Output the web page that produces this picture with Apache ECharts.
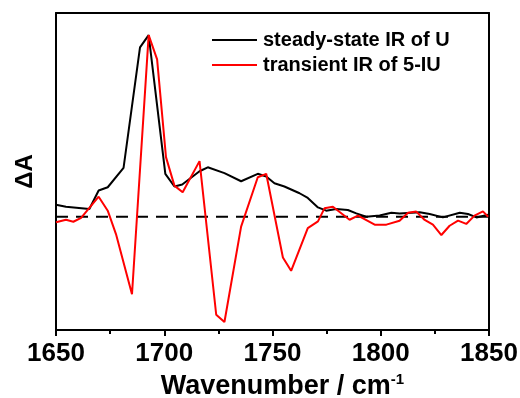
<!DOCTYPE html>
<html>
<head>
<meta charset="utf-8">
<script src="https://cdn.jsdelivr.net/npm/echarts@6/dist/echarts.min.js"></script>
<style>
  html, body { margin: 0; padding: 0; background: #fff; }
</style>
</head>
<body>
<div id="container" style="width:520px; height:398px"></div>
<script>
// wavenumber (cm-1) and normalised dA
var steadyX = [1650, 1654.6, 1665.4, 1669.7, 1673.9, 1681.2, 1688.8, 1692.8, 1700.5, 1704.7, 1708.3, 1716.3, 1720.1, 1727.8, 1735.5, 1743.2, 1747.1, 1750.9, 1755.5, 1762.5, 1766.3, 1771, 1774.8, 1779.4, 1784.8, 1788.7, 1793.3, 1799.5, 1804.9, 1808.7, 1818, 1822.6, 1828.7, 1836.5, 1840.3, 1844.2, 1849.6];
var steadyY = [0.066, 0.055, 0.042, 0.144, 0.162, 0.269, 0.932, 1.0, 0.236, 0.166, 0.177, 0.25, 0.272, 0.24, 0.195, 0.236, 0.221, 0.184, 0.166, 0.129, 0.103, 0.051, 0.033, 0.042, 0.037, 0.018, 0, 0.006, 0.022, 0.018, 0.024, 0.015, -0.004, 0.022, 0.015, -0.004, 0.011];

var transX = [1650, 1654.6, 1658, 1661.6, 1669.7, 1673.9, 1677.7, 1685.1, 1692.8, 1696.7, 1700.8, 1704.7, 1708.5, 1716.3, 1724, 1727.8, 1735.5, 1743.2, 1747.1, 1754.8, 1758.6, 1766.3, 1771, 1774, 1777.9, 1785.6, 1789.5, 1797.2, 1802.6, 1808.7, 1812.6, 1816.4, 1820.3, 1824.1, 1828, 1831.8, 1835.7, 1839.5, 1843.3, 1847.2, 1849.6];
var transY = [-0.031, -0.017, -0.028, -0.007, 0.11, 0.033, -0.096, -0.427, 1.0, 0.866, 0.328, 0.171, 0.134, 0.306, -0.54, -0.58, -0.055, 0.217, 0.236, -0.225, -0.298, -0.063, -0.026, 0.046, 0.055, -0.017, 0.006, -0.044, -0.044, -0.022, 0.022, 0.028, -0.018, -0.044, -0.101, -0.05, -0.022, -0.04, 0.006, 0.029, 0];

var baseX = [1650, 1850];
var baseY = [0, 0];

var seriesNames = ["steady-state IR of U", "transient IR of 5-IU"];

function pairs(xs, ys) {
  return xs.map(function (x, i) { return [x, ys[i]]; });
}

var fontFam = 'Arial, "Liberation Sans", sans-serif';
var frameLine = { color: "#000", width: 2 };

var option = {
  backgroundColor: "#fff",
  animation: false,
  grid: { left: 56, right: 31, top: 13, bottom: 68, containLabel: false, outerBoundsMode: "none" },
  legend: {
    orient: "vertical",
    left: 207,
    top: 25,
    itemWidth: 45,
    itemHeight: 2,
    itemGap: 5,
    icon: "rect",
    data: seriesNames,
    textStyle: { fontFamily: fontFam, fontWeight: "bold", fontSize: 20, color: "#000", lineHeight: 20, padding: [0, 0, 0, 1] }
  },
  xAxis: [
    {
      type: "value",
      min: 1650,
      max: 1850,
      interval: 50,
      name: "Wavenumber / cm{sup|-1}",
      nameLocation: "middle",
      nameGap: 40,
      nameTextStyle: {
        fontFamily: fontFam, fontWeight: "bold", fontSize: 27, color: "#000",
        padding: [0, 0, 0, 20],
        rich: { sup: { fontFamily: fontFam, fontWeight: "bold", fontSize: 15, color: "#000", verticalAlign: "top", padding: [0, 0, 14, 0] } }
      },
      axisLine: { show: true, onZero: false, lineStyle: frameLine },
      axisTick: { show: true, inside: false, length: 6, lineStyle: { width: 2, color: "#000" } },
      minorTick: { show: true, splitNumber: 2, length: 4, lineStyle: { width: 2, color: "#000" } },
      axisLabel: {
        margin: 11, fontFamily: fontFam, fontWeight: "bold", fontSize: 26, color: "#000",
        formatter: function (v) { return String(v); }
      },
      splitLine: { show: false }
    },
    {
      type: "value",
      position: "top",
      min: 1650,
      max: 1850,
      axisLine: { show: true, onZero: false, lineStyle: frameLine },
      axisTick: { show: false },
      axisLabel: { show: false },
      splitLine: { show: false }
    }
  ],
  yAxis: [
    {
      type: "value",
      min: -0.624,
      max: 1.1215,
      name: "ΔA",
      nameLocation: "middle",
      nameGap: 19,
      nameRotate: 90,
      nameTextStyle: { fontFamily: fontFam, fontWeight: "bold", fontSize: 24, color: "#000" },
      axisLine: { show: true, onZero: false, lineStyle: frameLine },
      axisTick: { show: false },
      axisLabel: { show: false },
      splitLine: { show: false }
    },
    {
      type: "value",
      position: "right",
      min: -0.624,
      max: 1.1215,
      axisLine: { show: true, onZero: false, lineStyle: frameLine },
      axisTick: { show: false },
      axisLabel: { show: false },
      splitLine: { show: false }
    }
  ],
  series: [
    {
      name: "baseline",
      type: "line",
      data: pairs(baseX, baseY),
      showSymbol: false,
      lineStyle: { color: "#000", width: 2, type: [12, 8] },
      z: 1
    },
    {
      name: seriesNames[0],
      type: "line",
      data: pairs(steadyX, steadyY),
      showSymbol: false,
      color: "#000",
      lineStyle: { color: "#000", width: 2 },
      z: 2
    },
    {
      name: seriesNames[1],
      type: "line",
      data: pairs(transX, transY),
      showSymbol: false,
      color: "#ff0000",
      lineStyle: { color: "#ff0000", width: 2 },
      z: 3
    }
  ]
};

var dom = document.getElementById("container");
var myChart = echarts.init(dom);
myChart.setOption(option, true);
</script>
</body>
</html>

## WHAT YOU SHOULD DO
Give all the lines above again, character for character, without pictures.

## SOLUTION TO THIS EXERCISE
Output the web page that produces this picture with Apache ECharts.
<!DOCTYPE html>
<html>
<head>
<meta charset="utf-8">
<script src="https://cdn.jsdelivr.net/npm/echarts@6/dist/echarts.min.js"></script>
<style>
  html, body { margin: 0; padding: 0; background: #fff; }
</style>
</head>
<body>
<div id="container" style="width:520px; height:398px"></div>
<script>
// wavenumber (cm-1) and normalised dA
var steadyX = [1650, 1654.6, 1665.4, 1669.7, 1673.9, 1681.2, 1688.8, 1692.8, 1700.5, 1704.7, 1708.3, 1716.3, 1720.1, 1727.8, 1735.5, 1743.2, 1747.1, 1750.9, 1755.5, 1762.5, 1766.3, 1771, 1774.8, 1779.4, 1784.8, 1788.7, 1793.3, 1799.5, 1804.9, 1808.7, 1818, 1822.6, 1828.7, 1836.5, 1840.3, 1844.2, 1849.6];
var steadyY = [0.066, 0.055, 0.042, 0.144, 0.162, 0.269, 0.932, 1.0, 0.236, 0.166, 0.177, 0.25, 0.272, 0.24, 0.195, 0.236, 0.221, 0.184, 0.166, 0.129, 0.103, 0.051, 0.033, 0.042, 0.037, 0.018, 0, 0.006, 0.022, 0.018, 0.024, 0.015, -0.004, 0.022, 0.015, -0.004, 0.011];

var transX = [1650, 1654.6, 1658, 1661.6, 1669.7, 1673.9, 1677.7, 1685.1, 1692.8, 1696.7, 1700.8, 1704.7, 1708.5, 1716.3, 1724, 1727.8, 1735.5, 1743.2, 1747.1, 1754.8, 1758.6, 1766.3, 1771, 1774, 1777.9, 1785.6, 1789.5, 1797.2, 1802.6, 1808.7, 1812.6, 1816.4, 1820.3, 1824.1, 1828, 1831.8, 1835.7, 1839.5, 1843.3, 1847.2, 1849.6];
var transY = [-0.031, -0.017, -0.028, -0.007, 0.11, 0.033, -0.096, -0.427, 1.0, 0.866, 0.328, 0.171, 0.134, 0.306, -0.54, -0.58, -0.055, 0.217, 0.236, -0.225, -0.298, -0.063, -0.026, 0.046, 0.055, -0.017, 0.006, -0.044, -0.044, -0.022, 0.022, 0.028, -0.018, -0.044, -0.101, -0.05, -0.022, -0.04, 0.006, 0.029, 0];

var baseX = [1650, 1850];
var baseY = [0, 0];

var seriesNames = ["steady-state IR of U", "transient IR of 5-IU"];

function pairs(xs, ys) {
  return xs.map(function (x, i) { return [x, ys[i]]; });
}

var fontFam = 'Arial, "Liberation Sans", sans-serif';
var frameLine = { color: "#000", width: 2 };

var option = {
  backgroundColor: "#fff",
  animation: false,
  grid: { left: 56, right: 31, top: 13, bottom: 68, containLabel: false, outerBoundsMode: "none" },
  legend: {
    orient: "vertical",
    left: 207,
    top: 25,
    itemWidth: 45,
    itemHeight: 2,
    itemGap: 5,
    icon: "rect",
    data: seriesNames,
    textStyle: { fontFamily: fontFam, fontWeight: "bold", fontSize: 20, color: "#000", lineHeight: 20, padding: [0, 0, 0, 1] }
  },
  xAxis: [
    {
      type: "value",
      min: 1650,
      max: 1850,
      interval: 50,
      name: "Wavenumber / cm{sup|-1}",
      nameLocation: "middle",
      nameGap: 40,
      nameTextStyle: {
        fontFamily: fontFam, fontWeight: "bold", fontSize: 27, color: "#000",
        padding: [0, 0, 0, 20],
        rich: { sup: { fontFamily: fontFam, fontWeight: "bold", fontSize: 15, color: "#000", verticalAlign: "top", padding: [0, 0, 14, 0] } }
      },
      axisLine: { show: true, onZero: false, lineStyle: frameLine },
      axisTick: { show: true, inside: false, length: 6, lineStyle: { width: 2, color: "#000" } },
      minorTick: { show: true, splitNumber: 2, length: 4, lineStyle: { width: 2, color: "#000" } },
      axisLabel: {
        margin: 11, fontFamily: fontFam, fontWeight: "bold", fontSize: 26, color: "#000",
        formatter: function (v) { return String(v); }
      },
      splitLine: { show: false }
    },
    {
      type: "value",
      position: "top",
      min: 1650,
      max: 1850,
      axisLine: { show: true, onZero: false, lineStyle: frameLine },
      axisTick: { show: false },
      axisLabel: { show: false },
      splitLine: { show: false }
    }
  ],
  yAxis: [
    {
      type: "value",
      min: -0.624,
      max: 1.1215,
      name: "ΔA",
      nameLocation: "middle",
      nameGap: 19,
      nameRotate: 90,
      nameTextStyle: { fontFamily: fontFam, fontWeight: "bold", fontSize: 24, color: "#000" },
      axisLine: { show: true, onZero: false, lineStyle: frameLine },
      axisTick: { show: false },
      axisLabel: { show: false },
      splitLine: { show: false }
    },
    {
      type: "value",
      position: "right",
      min: -0.624,
      max: 1.1215,
      axisLine: { show: true, onZero: false, lineStyle: frameLine },
      axisTick: { show: false },
      axisLabel: { show: false },
      splitLine: { show: false }
    }
  ],
  series: [
    {
      name: "baseline",
      type: "line",
      data: pairs(baseX, baseY),
      showSymbol: false,
      lineStyle: { color: "#000", width: 2, type: [12, 8] },
      z: 1
    },
    {
      name: seriesNames[0],
      type: "line",
      data: pairs(steadyX, steadyY),
      showSymbol: false,
      color: "#000",
      lineStyle: { color: "#000", width: 2 },
      z: 2
    },
    {
      name: seriesNames[1],
      type: "line",
      data: pairs(transX, transY),
      showSymbol: false,
      color: "#ff0000",
      lineStyle: { color: "#ff0000", width: 2 },
      z: 3
    }
  ]
};

var dom = document.getElementById("container");
var myChart = echarts.init(dom);
myChart.setOption(option, true);
</script>
</body>
</html>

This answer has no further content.